ADLS held its AGM on Thursday 14 March 2013 at the Society’s offices in Chancery Chambers, Auckland CBD. Among the attendees were President Frank Godinet, Vice President Brian Keene QC and ADLS Council members Joanna Pidgeon, William Spring and Mary Anne Shanahan. They were joined by CEO Sue Keppel and a small number of practitioners. AGM business took an hour and then the attendees socialised over drinks and canapés.
Referencing the $450,000 surplus in ADLS’s annual report and the Society’s healthy financial position, Frank Godinet set the tone of the meeting by laying out plans to improve member services and continue its focus on providing a positive contribution to the profession. With its 134-year history, ADLS is a truly independent organisation. Membership as at the end of September 2012 was 2673.
With the advent of mandatory Continuing Professional Development (CPD), providing training and a means for tracking one’s training obligations is something ADLS is committed to in the coming months. Capitalising on what already works well, the revamped CPD service will improve ADLS’s existing portfolio and the delivery of a more relevant and easier-to-use service to members.
Reaching beyond the borders of Auckland to members throughout the country is another key priority for ADLS. The Society is proud to work with other organisations, such as supporting the Criminal Bar Association’s position on legal aid, and the Council is looking at further outreach opportunities. Notably, 2013 sees the annual Cradle to Grave conference being held in Christchurch as well as Auckland this year. Excellent delegate numbers point to the success of both: there were 285 registrations at the Auckland conference (following a 5-year average of 187 attendees), and over 160 at the inaugural Christchurch event.
ADLS currently has 16 committees, peopled by members who voluntarily give up their valuable time each month to serve the wider interests of the Society. In the last year they have submitted 14 submissions across a variety of subjects from Consumer Law Reform to Bail amendments to Immigration.
Referencing the ADLS’s keen interest in collegiality, Mr Godinet said “We know what it is, and we’re good at it,” citing last year’s dinner to honour the retirement of the Honourable Justice Dame Judith Potter as a particular highlight. ADLS will be putting on more social events over the coming year.
In recognising those who help to implement such progress, the President thanked previous Council members and officially welcomed the new Council members. It is anticipated that the three new Members (to be appointed by Council) will be announced by June 2013.
The Society is moving away from being seen as formal, bureaucratic and hierarchical, instead striving to be independent, supportive and member focused. Responding to feedback last year that the Society needs to improve its communication to members, it was announced that there has been considerable housekeeping internally, and an overhaul of the Society’s business systems is underway. The new-and-improved website will go live in the next few months, and ADLS is exploring more dynamic methods of delivering CPD electronically, together with providing practitioners with the ability to plan and track their CPD hours.

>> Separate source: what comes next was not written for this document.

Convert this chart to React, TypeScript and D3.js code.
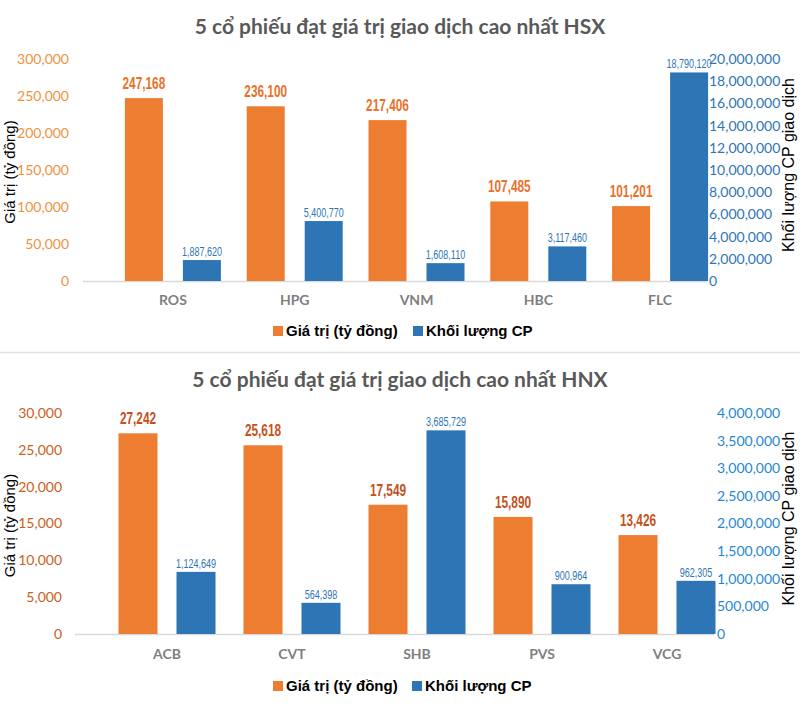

The Society is also planning a programme of events for members, and is looking into setting up an advisory service for lawyers who have complaints made against them.
The new Manager of CPD & Learning Solutions, Melissa Fini, spoke of three key drivers for change for ADLS:
1. The imminent arrival of mandatory CPD (10 hours per year);
2. Outreach (enabling ADLS to better serve the existing 25% of members who lie outside the Auckland region); and
3. Advances in technology.
ADLS already runs successful seminars with some excellent speakers, and webinars are proving an increasingly popular alternative to attending an event in person, with a recent session on Auction Practice for Lawyers & New ADLS/REINZ Auction form garnering 163 registrations. Happily, lawyers appear ready to embrace technology, opening up the way ADLS can provide services to them with greater ease and efficiency.
Vice President Brian Keene QC closed the formal part of the meeting by discussing ADLS’s goal and purpose over the coming months. He said “The Global Financial Crisis has forced lawyers, the Courts and government to change and ADLS needs to assist its members to meet these new challenges”. Reiterating ADLS’s mandate to support the profession nationally while retaining our commitment to Auckland, outreach is currently focusing on Christchurch, where the Society is keen to hear from members and other practitioners as to how it can support them. Leadership and standards are the critical values that ADLS adds for its members.
In opening the floor to comments, one member mentioned his concern over the lack of “commentary” which accompanied the financial statements in the Annual Report. The President and Vice President acknowledged the concern, and agreed that in future commentary would be desirable. It was explained that in previous years ADLS has produced financial statements without supplementary material, and many other organisations do the same. However, it will be considered for next year and future occasions, as context and annotation can be most useful.